Jakarta (ANTARA) – Ribuan pedagang di Jakarta dari berbagai organisasi lintas sektor telah menyatakan penolakan mereka terhadap beberapa pasal dalam Rancangan Peraturan Daerah (Raperda) tentang Kawasan Tanpa Rokok. Mereka mengatakan kebijakan ini akan merugikan usaha kecil.
Penolakan ini diformalkan dalam deklarasi bersama yang ditandatangani oleh Asosiasi Pedagang Kaki Lima Indonesia (APKLI), Komunitas Warteg Nusantara (Kowantara), Warteg Merah Putih (Kowarmart), Asosiasi Pedagang Warteg, dan Pandawakarta, sebuah kelompok yang mewakili pedagang kaki lima di Jakarta dan sekitarnya.
Mereka berargumen bahwa beberapa pasal dalam rancangan peraturan itu akan langsung mempengaruhi keberlangsungan usaha skala kecil yang selama ini menopang perekonomian lokal.
Ketua APKLI Ali Mahsun menekankan bahwa ketentuan yang melarang penjualan rokok dalam radius 200 meter dari sekolah dan taman bermain, memperluas kawasan tanpa rokok ke pasar tradisional dan modern, melarang penjualan rokok eceran, serta mewajibkan izin khusus akan mengikis penghasilan para pedagang.
Dia mengingatkan Gubernur Jakarta Pramono Anung untuk menepati janji perlindungannya dengan memastikan kebijakan yang memberikan ruang, akses, dan peluang bagi usaha kecil untuk berkembang.
Para pedagang juga menyerukan kepada Presiden Prabowo Subianto untuk memastikan kebijakan daerah tetap selaras dengan komitmen pemerintah pusat dalam memberdayakan ekonomi akar rumput.
“Kami berharap Presiden menjamin bahwa peraturan daerah tidak akan bertentangan dengan visi nasional yang memprioritaskan pengusaha kecil,” kata Ali.

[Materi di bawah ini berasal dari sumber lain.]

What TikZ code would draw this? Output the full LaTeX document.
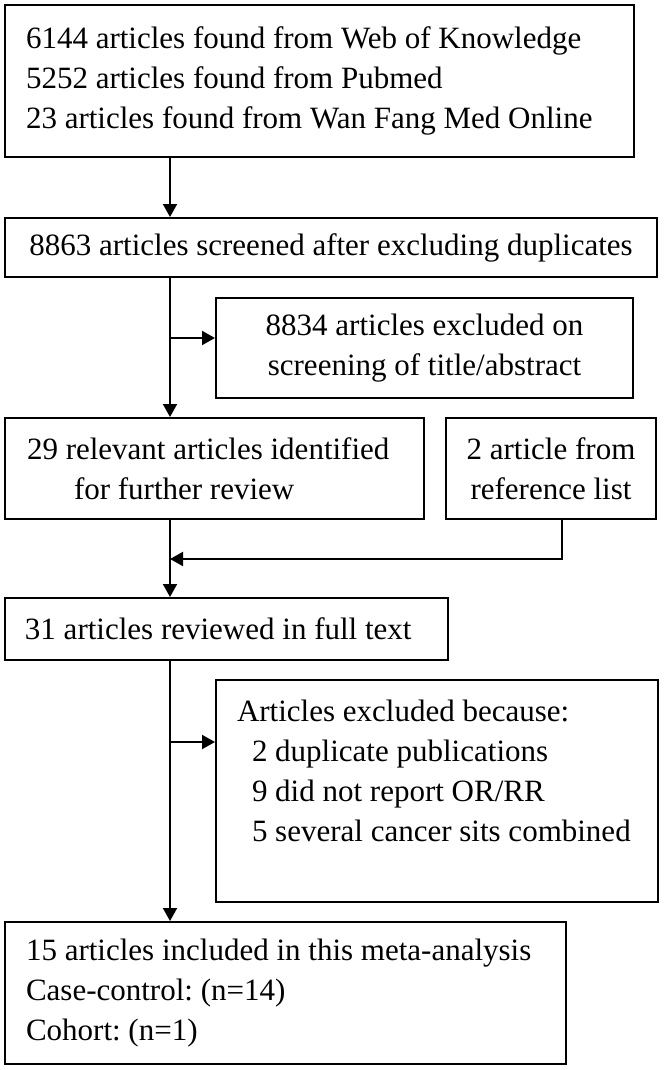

Ketua Kowantara Mukroni menambahkan bahwa pelarangan merokok di warung makan lokal seperti warteg akan membawa konsekuensi ekonomi yang signifikan.
Dia memperingatkan bahwa penurunan pendapatan tidak dapat dihindari jika pasal-pasal tersebut diberlakukan.
Data internal Kowantara menunjukkan bahwa sekitar 25.000 warteg di Jabodetabek tutup setelah pandemi COVID-19, hampir setengah dari 50.000 warteg yang pernah beroperasi di Jakarta, Bogor, Depok, Tangerang, dan Bekasi.
Kelompok ini memperingatkan bahwa situasi akan memburuk jika rancangan peraturan itu disahkan tanpa mempertimbangkan dampaknya pada pemilik usaha kecil.